TASK PROMPT | Filter these entries, keeping only lines that hold the word "with".

RECORDED INFORMATION |
- - - - -

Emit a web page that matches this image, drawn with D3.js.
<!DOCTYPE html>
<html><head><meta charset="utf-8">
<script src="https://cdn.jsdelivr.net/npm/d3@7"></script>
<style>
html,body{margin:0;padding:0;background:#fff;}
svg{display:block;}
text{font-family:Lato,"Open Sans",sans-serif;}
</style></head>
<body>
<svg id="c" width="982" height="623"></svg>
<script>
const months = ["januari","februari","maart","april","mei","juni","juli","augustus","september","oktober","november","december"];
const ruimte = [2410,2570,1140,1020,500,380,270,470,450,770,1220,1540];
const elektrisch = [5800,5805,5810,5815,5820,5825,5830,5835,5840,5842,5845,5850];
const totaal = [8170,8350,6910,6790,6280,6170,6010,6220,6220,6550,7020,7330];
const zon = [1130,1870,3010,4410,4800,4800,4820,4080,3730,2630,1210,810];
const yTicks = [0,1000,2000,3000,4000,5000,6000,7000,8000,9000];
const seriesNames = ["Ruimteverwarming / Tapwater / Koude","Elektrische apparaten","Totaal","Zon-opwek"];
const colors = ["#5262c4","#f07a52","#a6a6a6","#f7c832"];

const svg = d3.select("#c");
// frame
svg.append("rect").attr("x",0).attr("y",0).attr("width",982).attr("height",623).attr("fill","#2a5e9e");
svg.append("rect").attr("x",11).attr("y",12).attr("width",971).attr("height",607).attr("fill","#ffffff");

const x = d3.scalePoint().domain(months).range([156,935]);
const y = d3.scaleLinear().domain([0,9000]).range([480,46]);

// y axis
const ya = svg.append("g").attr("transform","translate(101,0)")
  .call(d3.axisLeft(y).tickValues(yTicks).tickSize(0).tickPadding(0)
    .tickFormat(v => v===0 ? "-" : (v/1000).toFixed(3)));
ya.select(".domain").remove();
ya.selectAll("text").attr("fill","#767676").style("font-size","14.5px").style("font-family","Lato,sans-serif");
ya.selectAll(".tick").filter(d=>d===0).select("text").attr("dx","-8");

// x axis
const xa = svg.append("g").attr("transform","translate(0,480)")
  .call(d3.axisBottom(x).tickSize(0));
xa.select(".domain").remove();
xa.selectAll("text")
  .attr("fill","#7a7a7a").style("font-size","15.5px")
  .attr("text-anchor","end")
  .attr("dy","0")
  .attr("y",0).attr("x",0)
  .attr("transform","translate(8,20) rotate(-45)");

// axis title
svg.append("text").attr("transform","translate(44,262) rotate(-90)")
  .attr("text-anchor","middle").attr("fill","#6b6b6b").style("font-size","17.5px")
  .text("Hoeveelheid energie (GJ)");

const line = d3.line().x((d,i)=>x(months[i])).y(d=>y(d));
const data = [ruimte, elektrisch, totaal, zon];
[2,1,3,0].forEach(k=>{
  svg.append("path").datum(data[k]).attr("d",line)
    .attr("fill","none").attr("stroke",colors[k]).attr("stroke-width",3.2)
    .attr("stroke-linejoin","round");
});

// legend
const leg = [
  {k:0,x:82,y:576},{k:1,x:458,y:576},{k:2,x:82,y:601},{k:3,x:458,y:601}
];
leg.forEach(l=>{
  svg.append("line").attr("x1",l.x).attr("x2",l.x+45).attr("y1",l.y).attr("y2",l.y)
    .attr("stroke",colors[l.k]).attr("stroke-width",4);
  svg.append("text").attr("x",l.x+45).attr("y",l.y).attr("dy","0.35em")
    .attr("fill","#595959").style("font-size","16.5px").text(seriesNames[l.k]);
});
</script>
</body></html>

- - - - -

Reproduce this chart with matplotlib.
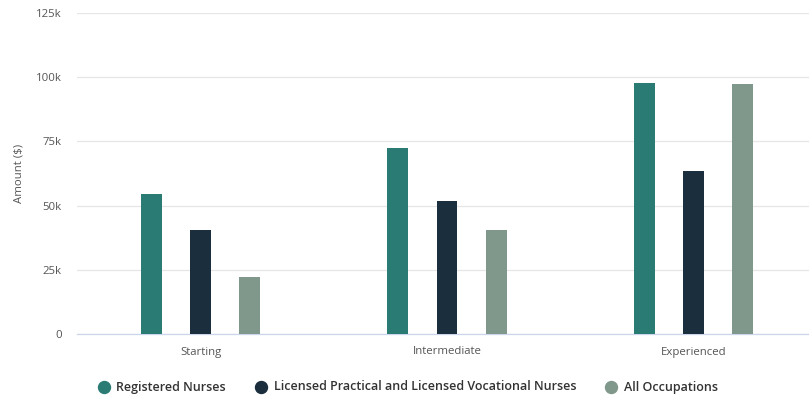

- - - - -

EXERCISE RESPONSE |
Emit a web page that matches this image, drawn with D3.js.
Reproduce this chart with matplotlib.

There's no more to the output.